**Given problem:**
Can you set down, exactly as they appear below, the lines from the opening of the material through the one bearing "0.6, 29, 1]", minus the pictures?

**Dataset records:**
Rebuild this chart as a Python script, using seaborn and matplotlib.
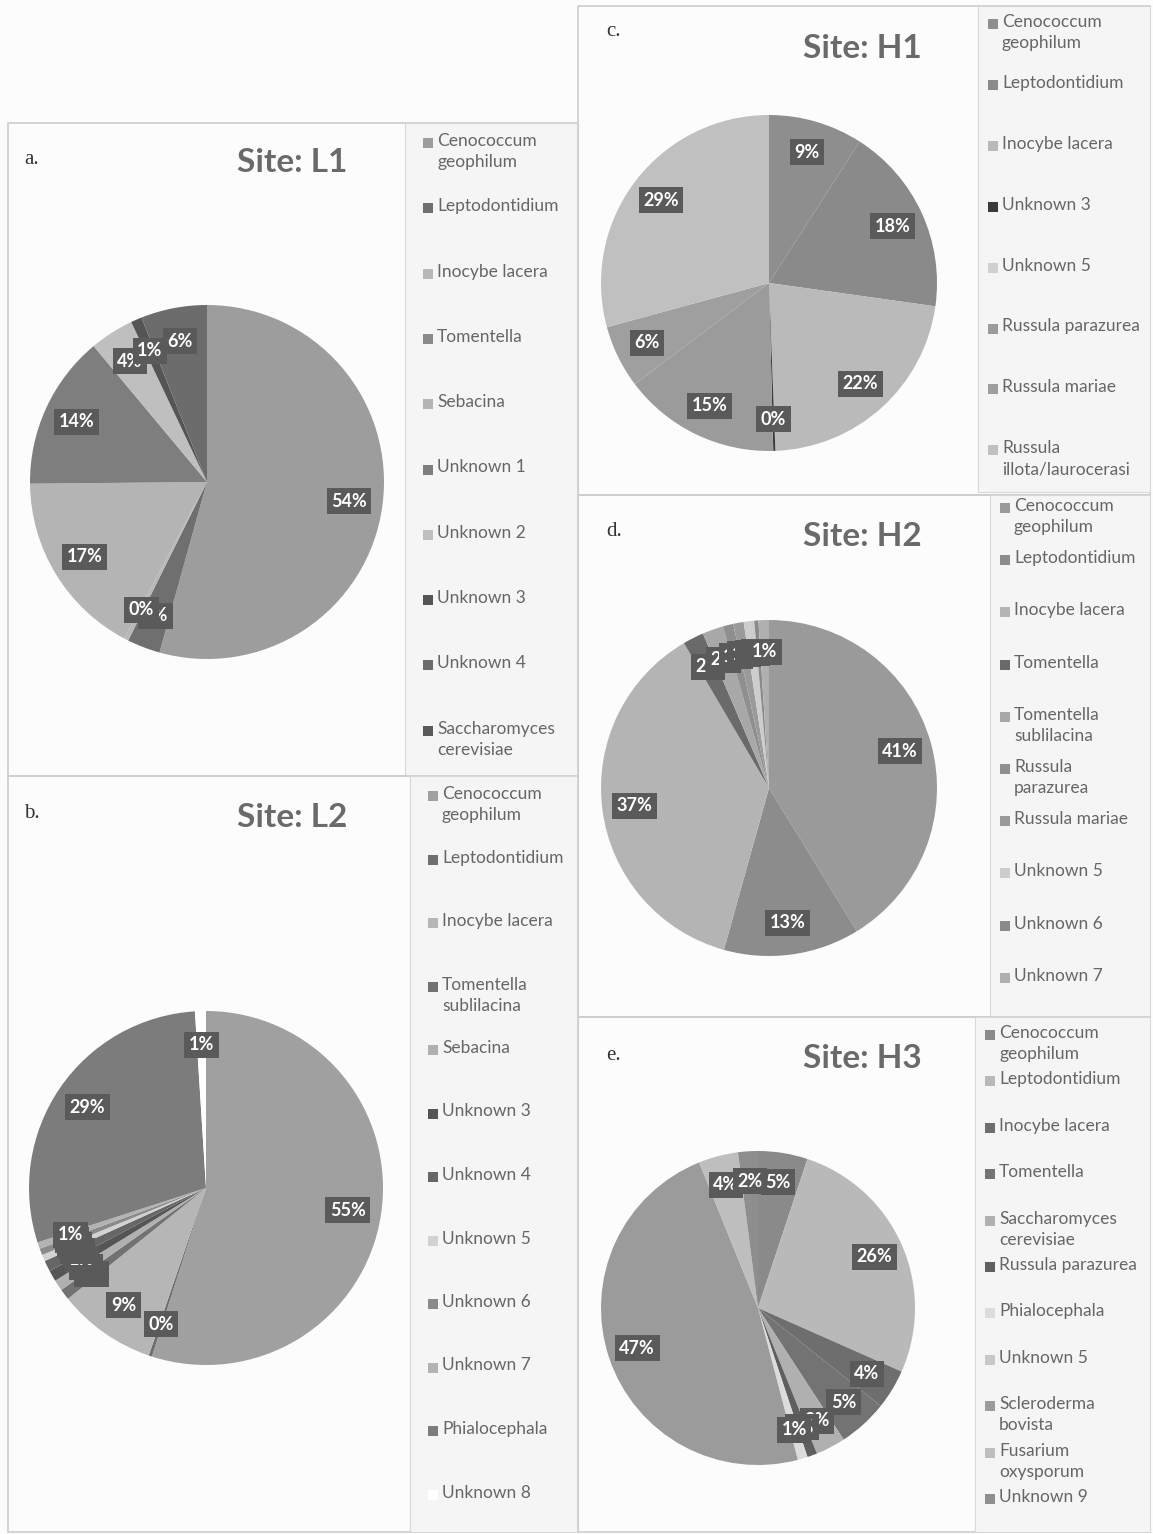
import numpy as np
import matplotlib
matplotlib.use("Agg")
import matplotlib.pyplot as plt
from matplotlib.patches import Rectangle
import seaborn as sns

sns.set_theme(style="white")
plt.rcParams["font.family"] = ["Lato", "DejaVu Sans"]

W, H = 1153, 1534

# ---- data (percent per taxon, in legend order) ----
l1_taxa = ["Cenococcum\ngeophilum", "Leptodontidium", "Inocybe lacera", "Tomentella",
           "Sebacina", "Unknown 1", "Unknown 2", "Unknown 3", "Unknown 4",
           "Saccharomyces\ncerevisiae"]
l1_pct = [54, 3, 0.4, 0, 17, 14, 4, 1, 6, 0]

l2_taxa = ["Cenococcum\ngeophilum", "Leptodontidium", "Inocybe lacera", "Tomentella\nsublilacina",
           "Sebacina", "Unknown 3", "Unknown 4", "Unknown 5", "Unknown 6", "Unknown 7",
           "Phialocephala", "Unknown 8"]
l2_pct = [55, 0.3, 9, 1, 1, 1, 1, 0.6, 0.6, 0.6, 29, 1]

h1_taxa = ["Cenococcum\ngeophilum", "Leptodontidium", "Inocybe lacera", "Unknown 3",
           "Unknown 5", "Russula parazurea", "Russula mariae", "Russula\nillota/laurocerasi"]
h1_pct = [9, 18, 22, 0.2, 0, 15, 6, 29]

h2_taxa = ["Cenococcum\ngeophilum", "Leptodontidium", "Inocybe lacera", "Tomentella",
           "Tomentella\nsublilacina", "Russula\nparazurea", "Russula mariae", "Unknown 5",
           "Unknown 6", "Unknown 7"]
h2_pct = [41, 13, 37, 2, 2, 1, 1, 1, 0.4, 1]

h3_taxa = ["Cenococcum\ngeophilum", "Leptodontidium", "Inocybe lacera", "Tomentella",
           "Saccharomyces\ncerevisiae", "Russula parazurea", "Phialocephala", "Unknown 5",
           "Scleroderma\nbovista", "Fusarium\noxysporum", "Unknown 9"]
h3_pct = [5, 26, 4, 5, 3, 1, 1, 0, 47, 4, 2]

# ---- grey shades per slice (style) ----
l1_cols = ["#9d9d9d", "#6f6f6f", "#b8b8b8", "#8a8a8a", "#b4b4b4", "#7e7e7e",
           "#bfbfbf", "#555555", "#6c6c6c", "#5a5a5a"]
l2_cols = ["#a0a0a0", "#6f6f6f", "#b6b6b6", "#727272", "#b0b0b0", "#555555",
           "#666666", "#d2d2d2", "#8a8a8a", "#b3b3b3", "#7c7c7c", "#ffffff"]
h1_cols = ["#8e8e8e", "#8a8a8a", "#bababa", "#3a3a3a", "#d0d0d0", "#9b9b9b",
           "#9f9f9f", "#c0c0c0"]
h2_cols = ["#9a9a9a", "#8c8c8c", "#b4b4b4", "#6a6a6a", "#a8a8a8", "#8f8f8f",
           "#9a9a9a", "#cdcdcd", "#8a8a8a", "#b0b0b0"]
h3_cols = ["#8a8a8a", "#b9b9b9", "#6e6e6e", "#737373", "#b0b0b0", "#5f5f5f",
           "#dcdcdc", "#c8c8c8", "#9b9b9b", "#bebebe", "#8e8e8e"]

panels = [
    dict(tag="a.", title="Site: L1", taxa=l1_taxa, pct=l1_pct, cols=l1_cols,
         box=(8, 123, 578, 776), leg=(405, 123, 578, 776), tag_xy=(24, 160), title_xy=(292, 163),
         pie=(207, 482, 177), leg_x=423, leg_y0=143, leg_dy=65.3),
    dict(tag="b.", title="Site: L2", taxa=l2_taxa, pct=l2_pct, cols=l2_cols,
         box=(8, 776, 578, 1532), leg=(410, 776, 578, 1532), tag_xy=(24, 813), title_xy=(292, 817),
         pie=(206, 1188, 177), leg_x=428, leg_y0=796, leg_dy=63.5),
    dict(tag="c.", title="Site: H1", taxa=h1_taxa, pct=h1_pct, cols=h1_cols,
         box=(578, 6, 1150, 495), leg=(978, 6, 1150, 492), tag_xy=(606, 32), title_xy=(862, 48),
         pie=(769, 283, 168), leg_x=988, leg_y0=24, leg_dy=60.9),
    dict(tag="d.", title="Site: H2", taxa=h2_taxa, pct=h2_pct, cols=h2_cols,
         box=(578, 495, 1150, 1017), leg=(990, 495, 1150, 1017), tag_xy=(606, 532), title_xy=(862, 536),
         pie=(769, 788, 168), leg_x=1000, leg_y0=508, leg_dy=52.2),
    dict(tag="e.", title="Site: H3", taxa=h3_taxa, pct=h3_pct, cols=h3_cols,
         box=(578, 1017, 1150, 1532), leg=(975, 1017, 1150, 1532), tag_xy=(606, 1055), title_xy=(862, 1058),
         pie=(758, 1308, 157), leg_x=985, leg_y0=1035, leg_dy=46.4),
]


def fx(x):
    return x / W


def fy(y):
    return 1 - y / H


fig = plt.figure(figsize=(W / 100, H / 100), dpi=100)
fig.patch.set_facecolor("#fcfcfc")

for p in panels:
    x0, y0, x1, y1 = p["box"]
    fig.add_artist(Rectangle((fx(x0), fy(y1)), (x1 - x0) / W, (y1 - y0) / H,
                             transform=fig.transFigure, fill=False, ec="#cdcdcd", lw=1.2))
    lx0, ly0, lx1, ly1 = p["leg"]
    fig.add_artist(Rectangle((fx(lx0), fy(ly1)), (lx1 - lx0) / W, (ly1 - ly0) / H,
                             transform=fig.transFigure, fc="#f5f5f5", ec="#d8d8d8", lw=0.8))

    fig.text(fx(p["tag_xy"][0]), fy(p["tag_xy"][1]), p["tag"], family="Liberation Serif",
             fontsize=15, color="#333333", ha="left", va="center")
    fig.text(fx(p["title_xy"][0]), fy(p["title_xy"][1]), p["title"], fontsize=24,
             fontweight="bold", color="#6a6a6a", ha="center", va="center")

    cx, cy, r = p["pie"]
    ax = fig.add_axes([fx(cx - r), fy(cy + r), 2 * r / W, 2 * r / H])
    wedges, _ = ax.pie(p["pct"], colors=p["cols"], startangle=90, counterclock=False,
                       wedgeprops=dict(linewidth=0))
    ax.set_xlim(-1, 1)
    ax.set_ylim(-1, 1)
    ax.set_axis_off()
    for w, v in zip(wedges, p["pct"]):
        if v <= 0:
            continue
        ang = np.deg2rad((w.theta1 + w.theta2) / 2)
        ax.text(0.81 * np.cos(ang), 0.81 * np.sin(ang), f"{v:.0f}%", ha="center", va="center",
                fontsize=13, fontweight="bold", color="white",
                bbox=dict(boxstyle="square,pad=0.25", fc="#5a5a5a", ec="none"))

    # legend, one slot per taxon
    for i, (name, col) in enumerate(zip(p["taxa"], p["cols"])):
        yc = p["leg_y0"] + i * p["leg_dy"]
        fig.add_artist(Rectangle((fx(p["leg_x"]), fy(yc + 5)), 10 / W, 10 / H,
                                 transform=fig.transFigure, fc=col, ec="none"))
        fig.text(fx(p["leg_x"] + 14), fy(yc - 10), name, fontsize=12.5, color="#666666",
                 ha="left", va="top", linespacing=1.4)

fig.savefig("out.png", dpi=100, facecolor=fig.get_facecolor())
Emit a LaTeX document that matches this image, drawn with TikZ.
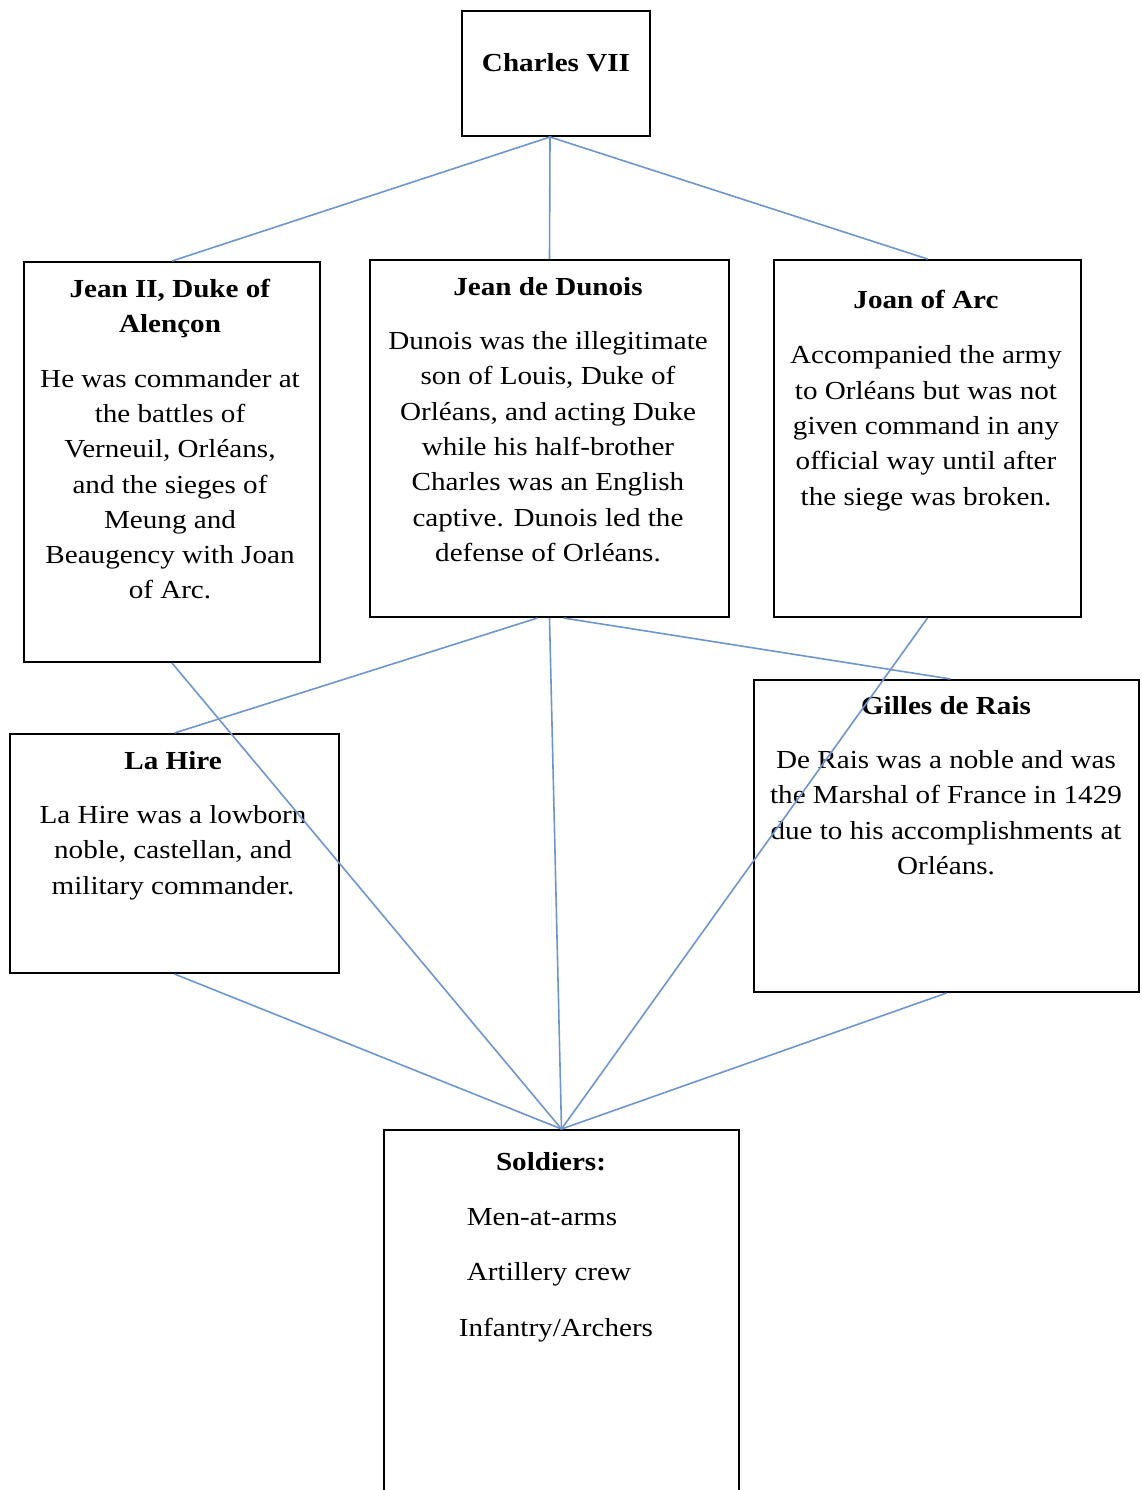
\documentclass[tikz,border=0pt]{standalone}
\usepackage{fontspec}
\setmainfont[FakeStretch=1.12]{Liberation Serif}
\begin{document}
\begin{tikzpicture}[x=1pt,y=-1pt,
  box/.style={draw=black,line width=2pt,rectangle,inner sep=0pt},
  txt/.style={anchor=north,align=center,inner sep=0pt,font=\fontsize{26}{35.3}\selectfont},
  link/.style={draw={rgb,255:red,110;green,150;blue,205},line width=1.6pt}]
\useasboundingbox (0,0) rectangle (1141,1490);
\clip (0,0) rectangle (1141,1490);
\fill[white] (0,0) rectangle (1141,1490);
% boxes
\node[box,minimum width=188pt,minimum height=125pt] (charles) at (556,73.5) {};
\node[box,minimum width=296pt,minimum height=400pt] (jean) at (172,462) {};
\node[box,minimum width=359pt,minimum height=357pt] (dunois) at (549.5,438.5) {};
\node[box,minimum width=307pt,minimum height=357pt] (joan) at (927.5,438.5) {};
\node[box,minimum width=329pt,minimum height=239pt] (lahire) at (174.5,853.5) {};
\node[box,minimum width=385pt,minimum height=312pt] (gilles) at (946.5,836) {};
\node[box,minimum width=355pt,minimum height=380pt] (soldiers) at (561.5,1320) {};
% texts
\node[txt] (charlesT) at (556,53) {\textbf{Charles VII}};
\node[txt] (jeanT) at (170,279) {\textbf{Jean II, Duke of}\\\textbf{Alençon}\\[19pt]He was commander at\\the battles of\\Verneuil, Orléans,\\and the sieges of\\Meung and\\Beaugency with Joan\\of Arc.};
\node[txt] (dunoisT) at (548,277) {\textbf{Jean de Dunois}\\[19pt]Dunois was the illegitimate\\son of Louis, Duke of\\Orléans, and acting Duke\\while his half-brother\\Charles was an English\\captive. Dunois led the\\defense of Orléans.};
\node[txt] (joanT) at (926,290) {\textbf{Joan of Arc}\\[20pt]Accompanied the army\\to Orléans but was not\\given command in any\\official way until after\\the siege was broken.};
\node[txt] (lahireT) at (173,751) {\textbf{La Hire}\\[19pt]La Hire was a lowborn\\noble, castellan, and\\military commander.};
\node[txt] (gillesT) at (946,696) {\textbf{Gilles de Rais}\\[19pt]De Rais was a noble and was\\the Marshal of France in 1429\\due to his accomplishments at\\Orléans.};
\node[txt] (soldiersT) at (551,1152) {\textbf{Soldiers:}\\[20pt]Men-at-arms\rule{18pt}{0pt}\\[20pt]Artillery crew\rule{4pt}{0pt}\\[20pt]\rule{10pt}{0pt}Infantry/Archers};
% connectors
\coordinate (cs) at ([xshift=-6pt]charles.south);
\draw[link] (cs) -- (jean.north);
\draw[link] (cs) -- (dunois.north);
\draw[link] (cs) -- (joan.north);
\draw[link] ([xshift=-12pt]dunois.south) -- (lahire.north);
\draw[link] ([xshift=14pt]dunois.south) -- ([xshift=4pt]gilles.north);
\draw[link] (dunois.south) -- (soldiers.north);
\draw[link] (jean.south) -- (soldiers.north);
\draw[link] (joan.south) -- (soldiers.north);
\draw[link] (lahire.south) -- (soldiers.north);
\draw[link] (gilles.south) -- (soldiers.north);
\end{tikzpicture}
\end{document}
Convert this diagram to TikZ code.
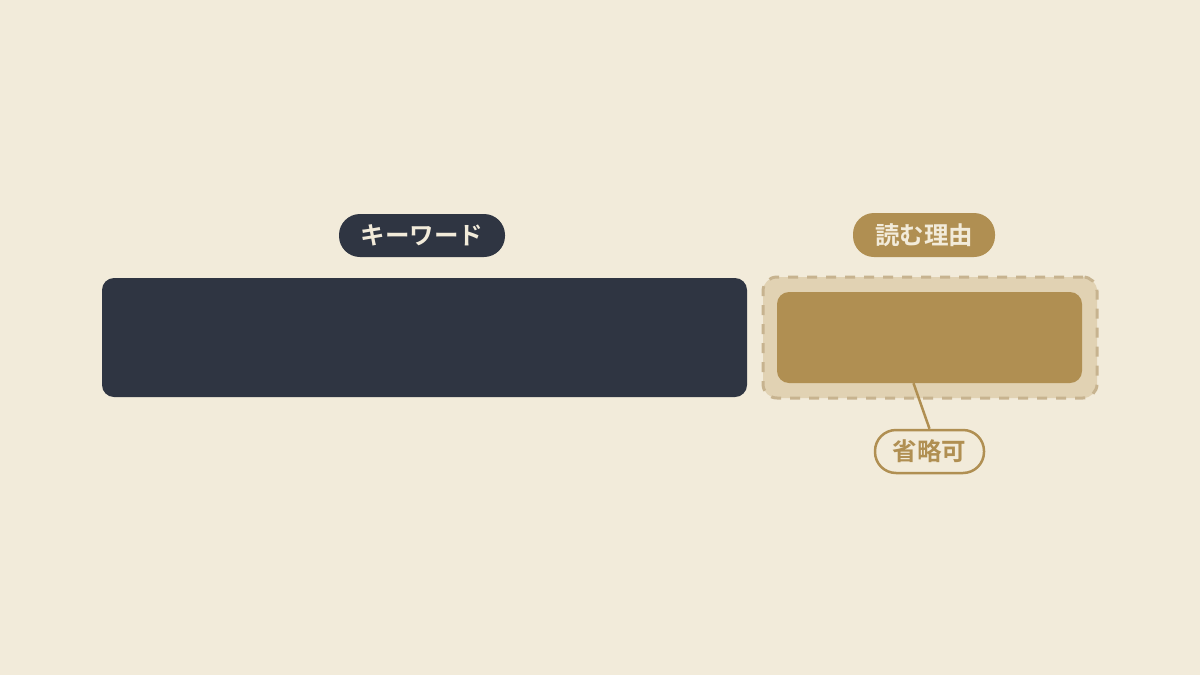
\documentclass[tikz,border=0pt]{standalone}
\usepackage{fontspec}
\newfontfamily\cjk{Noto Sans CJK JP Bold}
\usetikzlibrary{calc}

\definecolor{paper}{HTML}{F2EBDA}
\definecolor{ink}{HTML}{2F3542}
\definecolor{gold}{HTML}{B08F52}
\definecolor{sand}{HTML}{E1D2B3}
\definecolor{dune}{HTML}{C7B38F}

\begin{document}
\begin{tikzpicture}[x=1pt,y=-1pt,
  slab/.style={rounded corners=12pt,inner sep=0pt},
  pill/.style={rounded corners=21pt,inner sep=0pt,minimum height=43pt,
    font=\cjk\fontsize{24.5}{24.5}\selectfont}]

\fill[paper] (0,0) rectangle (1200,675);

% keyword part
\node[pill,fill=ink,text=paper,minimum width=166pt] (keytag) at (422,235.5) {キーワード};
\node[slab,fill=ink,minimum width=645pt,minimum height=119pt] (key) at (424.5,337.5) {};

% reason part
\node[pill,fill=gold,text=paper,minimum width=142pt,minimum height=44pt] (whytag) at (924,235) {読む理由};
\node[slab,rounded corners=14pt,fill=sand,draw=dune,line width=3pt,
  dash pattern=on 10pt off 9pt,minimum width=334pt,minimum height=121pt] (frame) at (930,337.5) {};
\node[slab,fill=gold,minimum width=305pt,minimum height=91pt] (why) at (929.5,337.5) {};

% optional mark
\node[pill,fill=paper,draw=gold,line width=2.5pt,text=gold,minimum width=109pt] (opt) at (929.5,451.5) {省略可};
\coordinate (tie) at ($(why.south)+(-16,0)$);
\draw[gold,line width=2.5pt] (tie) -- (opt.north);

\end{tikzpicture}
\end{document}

**The output:**
Rebuild this chart as a Python script, using seaborn and matplotlib.
import numpy as np
import matplotlib
matplotlib.use("Agg")
import matplotlib.pyplot as plt
from matplotlib.patches import Rectangle
import seaborn as sns

sns.set_theme(style="white")
plt.rcParams["font.family"] = ["Lato", "DejaVu Sans"]

W, H = 1153, 1534

# ---- data (percent per taxon, in legend order) ----
l1_taxa = ["Cenococcum\ngeophilum", "Leptodontidium", "Inocybe lacera", "Tomentella",
           "Sebacina", "Unknown 1", "Unknown 2", "Unknown 3", "Unknown 4",
           "Saccharomyces\ncerevisiae"]
l1_pct = [54, 3, 0.4, 0, 17, 14, 4, 1, 6, 0]

l2_taxa = ["Cenococcum\ngeophilum", "Leptodontidium", "Inocybe lacera", "Tomentella\nsublilacina",
           "Sebacina", "Unknown 3", "Unknown 4", "Unknown 5", "Unknown 6", "Unknown 7",
           "Phialocephala", "Unknown 8"]
l2_pct = [55, 0.3, 9, 1, 1, 1, 1, 0.6, 0.6, 0.6, 29, 1]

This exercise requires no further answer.